4.3.8. In Vivo Investigation

Fifteen female white mice, weighing between 21 and 26 g, were used for the animal study. The animals were maintained at room temperature (23 °C) on a 12 h light/dark cycle with free access to standard rodent chow and water. The animal experiments were conducted following the guidelines established by the Ethics Committee for Animal Experiments at Science and Research Branch, Islamic Azad University (Ethical code number: IR.IAU.SRB.REC.1403.024). The studies also adhered to European regulations on the care and use of animals in experimental procedures and the ARRIVE guidelines. The mice were divided into three groups: Group A was treated with CMC/Gel, Group B was treated with CMC/Gel/Cef, and Group C served as the control group. Animals were anesthetized with xylazine–ketamine, and the hair on their backs was shaved. A 6 mm punch biopsy was used to create circular wounds on the backs of the animals. The day of wounding was designated as day zero. Dressings were changed daily.
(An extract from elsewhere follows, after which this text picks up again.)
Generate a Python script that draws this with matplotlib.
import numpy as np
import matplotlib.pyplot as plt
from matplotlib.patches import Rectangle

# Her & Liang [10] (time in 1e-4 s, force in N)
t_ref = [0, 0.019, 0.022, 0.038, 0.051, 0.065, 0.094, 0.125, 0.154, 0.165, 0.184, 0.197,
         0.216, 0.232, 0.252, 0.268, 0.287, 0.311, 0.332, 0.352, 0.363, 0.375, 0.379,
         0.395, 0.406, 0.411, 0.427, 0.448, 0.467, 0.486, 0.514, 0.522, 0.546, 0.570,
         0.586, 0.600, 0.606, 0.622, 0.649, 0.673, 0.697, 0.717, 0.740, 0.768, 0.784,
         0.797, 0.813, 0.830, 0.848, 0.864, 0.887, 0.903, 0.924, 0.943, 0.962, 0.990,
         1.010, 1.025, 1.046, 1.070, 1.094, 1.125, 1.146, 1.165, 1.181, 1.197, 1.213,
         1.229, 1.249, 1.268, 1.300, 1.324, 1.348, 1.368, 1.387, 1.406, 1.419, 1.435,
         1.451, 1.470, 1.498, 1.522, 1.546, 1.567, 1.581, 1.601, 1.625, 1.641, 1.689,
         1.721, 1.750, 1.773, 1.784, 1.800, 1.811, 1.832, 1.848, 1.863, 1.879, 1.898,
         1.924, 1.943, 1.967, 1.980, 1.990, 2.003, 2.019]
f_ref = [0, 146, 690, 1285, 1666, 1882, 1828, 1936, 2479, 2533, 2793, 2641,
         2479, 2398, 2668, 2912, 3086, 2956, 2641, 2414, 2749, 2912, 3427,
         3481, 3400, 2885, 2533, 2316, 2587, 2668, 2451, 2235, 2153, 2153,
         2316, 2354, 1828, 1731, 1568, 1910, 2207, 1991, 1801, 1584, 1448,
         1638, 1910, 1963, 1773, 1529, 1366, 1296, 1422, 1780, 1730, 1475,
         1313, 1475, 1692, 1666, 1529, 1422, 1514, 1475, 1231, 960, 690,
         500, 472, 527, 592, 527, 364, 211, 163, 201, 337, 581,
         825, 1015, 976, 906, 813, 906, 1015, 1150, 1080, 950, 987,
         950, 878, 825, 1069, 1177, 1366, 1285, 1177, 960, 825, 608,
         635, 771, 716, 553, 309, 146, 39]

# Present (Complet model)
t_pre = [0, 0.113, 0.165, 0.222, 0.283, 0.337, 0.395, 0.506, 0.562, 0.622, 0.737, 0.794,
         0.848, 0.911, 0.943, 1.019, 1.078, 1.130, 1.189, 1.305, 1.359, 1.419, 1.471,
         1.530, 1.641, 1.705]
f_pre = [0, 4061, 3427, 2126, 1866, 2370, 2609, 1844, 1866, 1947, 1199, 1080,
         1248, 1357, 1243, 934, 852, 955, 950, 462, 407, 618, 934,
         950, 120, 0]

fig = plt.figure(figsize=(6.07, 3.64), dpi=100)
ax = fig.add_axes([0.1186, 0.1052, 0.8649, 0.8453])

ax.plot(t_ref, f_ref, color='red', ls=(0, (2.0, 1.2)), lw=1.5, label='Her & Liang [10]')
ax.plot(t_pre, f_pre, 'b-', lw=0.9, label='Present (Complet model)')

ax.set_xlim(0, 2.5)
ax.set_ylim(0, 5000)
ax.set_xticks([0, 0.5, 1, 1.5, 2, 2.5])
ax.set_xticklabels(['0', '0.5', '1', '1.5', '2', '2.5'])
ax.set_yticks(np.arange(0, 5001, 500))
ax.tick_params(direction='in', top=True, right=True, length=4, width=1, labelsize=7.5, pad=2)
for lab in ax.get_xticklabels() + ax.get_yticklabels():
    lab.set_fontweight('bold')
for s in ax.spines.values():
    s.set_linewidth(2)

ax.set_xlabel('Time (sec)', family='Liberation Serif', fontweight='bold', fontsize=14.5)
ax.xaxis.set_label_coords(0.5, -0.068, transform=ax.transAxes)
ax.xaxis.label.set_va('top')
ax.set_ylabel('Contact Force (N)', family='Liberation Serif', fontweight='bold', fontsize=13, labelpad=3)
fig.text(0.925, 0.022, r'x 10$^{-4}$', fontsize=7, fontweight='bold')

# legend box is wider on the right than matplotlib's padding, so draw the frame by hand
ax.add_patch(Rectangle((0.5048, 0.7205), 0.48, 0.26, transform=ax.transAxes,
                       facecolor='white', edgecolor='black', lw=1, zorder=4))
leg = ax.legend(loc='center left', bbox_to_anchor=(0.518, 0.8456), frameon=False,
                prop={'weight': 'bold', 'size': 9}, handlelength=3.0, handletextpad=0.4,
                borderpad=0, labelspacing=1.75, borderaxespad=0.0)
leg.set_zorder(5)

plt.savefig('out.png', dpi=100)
Images of the wounds were captured daily, and the wound area was measured. The wound closure percentage was calculated using Equation (3) [49].
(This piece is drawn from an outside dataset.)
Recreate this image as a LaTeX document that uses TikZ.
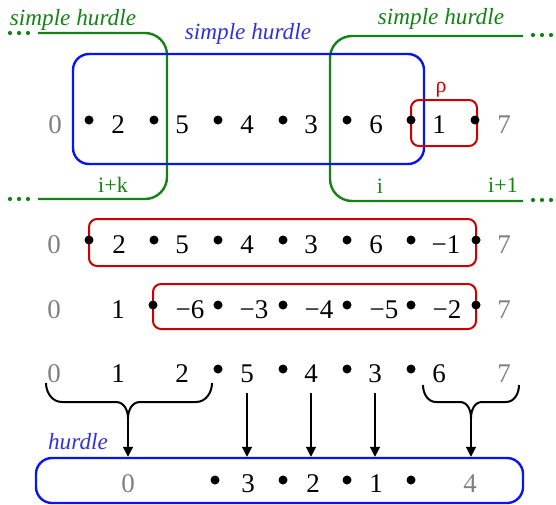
\documentclass[tikz,border=0pt]{standalone}
\usepackage{fontspec}
\setmainfont{Liberation Serif}
\usetikzlibrary{arrows.meta}
\definecolor{hgreen}{RGB}{20,130,20}
\definecolor{hblue}{RGB}{10,20,240}
\definecolor{hbluetext}{RGB}{50,50,215}
\definecolor{hred}{RGB}{205,0,0}
\definecolor{hgray}{RGB}{128,128,128}
\begin{document}
\begin{tikzpicture}[x=0.5pt,y=-0.5pt,
  num/.style={anchor=base,inner sep=0pt,font=\fontsize{13.5}{16}\selectfont},
  gnum/.style={num,text=hgray},
  dotn/.style={circle,fill=black,inner sep=0pt,minimum size=4.5pt},
  gdot/.style={circle,fill=hgreen,inner sep=0pt,minimum size=2.1pt},
  lab/.style={anchor=base,inner sep=0pt,font=\fontsize{11.6}{14}\selectfont\itshape},
  smalllab/.style={anchor=base,inner sep=0pt,font=\fontsize{11}{13}\selectfont},
  gline/.style={draw=hgreen,line width=1.2pt,rounded corners=11pt},
  rbox/.style={draw=hred,line width=1pt,rounded corners=4pt},
  bbox/.style={draw=hblue,line width=1.2pt,rounded corners=8pt},
  arr/.style={-{Triangle[length=5pt,width=5pt]},line width=0.9pt},
  bracepath/.style={line width=1pt}]
\useasboundingbox (0,0) rectangle (556,504);

% ---------- top part ----------
\draw[gline] (38,33) -- (167,33) -- (167,199) -- (38,199);
\draw[gline] (523,36) -- (330,36) -- (330,201) -- (523,201);
\foreach \x in {10,19,28} {\node[gdot] at (\x,33) {}; \node[gdot] at (\x,199) {};}
\foreach \x in {533,542,551} {\node[gdot] at (\x,35) {}; \node[gdot] at (\x,200) {};}
\draw[bbox] (73,54) rectangle (424,164);
\draw[rbox] (411,100) rectangle (477,146);

\node[lab,text=hgreen] (lg) at (73,25) {simple hurdle};
\node[lab,text=hbluetext] (lb) at (248,39) {simple hurdle};
\node[lab,text=hgreen] (rg) at (441,24) {simple hurdle};
\node[smalllab,text=hgreen] (ik) at (113,192) {i+k};
\node[smalllab,text=hgreen] (ii) at (380,193) {i};
\node[smalllab,text=hgreen] (i1) at (503,192) {i+1};
\node[smalllab,text=hred] (rho) at (441,92) {ρ};

% row 1
\node[gnum] (r1a) at (55,133) {0};
\node[num] (r1b) at (118,133) {2};
\node[num] (r1c) at (182,133) {5};
\node[num] (r1d) at (247,133) {4};
\node[num] (r1e) at (311,133) {3};
\node[num] (r1f) at (376,133) {6};
\node[num] (r1g) at (439,133) {1};
\node[gnum] (r1h) at (504,133) {7};
\foreach \x [count=\i] in {89,154,218,283,347,411,475} {\node[dotn] (r1d\i) at (\x,120) {};}

% row 2
\draw[rbox] (89,219) rectangle (476,266);
\node[gnum] (r2a) at (54,253) {0};
\node[num] (r2b) at (119,253) {2};
\node[num] (r2c) at (182,253) {5};
\node[num] (r2d) at (247,253) {4};
\node[num] (r2e) at (311,253) {3};
\node[num] (r2f) at (376,253) {6};
\node[num] (r2g) at (446,253) {−1};
\node[gnum] (r2h) at (504,253) {7};
\foreach \x [count=\i] in {89,154,218,283,347,411,476} {\node[dotn] (r2d\i) at (\x,240) {};}

% row 3
\draw[rbox] (153,284) rectangle (476,329);
\node[gnum] (r3a) at (54,318) {0};
\node[num] (r3b) at (118,318) {1};
\node[num] (r3c) at (190,318) {−6};
\node[num] (r3d) at (254,318) {−3};
\node[num] (r3e) at (319,318) {−4};
\node[num] (r3f) at (384,318) {−5};
\node[num] (r3g) at (447,318) {−2};
\node[gnum] (r3h) at (504,318) {7};
\foreach \x [count=\i] in {153,218,283,347,411,476} {\node[dotn] (r3d\i) at (\x,305) {};}

% row 4
\node[gnum] (r4a) at (54,382) {0};
\node[num] (r4b) at (118,382) {1};
\node[num] (r4c) at (182,382) {2};
\node[num] (r4d) at (247,382) {5};
\node[num] (r4e) at (311,382) {4};
\node[num] (r4f) at (375,382) {3};
\node[num] (r4g) at (439,382) {6};
\node[gnum] (r4h) at (504,382) {7};
\foreach \x [count=\i] in {218,283,347,411} {\node[dotn] (r4d\i) at (\x,369) {};}

% bottom hurdle box
\node[bbox,rectangle,inner sep=0pt,minimum width=243.5pt,minimum height=22.5pt] (hb) at (279.5,480.5) {};
\node[lab,text=hbluetext] (hl) at (78,449) {hurdle};
\node[gnum] (b0) at (128,492) {0};
\node[num] (b3) at (248,492) {3};
\node[num] (b2) at (313,492) {2};
\node[num] (b1) at (376,492) {1};
\node[gnum] (b4) at (470,492) {4};
\foreach \x [count=\i] in {215,283,347,411} {\node[dotn] (bd\i) at (\x,480) {};}

% braces
\coordinate (lbt) at (128,418);
\coordinate (rbt) at (471,418);
\draw[bracepath] (46,383) to[out=-90,in=180] (62,402) -- (116,402) to[out=0,in=90] (lbt)
  to[out=90,in=180] (140,402) -- (196,402) to[out=0,in=-90] (212,383);
\draw[bracepath] (423,385) to[out=-90,in=180] (436,402) -- (460,402) to[out=0,in=90] (rbt)
  to[out=90,in=180] (482,402) -- (506,402) to[out=0,in=-90] (519,385);

% arrows
\draw[arr] (lbt) -- (lbt |- hb.north);
\draw[arr] (rbt) -- (rbt |- hb.north);
\draw[arr] ([yshift=-5.5pt]r4d.base) -- (r4d.base |- hb.north);
\draw[arr] ([yshift=-5.5pt]r4e.base) -- (r4e.base |- hb.north);
\draw[arr] ([yshift=-5.5pt]r4f.base) -- (r4f.base |- hb.north);
\end{tikzpicture}
\end{document}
$$\mathrm{W}\mathrm{o}\mathrm{u}\mathrm{n}\mathrm{d}\hspace{0.33em}\mathrm{c}\mathrm{l}\mathrm{o}\mathrm{s}\mathrm{u}\mathrm{r}\mathrm{e}\%={\mathrm{A}}_0-{\mathrm{A}}_{\mathrm{t}}/{\mathrm{A}}_0\times 100$$

(3)

where A₀ is the initial wound area, and A_t is the wound area at the time of the study.

Hematoxylin–eosin staining was employed to examine the healing process by examining epithelialization, inflammatory cell infiltration, fibroblast density, angiogenesis, and collagen deposition [45].

4.3.9. Statistical ANALYSIS

Statistical analyses were performed using the SPSS software, version 20.0 (SPSS, Inc., Chicago, IL, USA). One-way ANOVA tests were employed to compare groups and p values ≤ 0.05 were considered to be significant.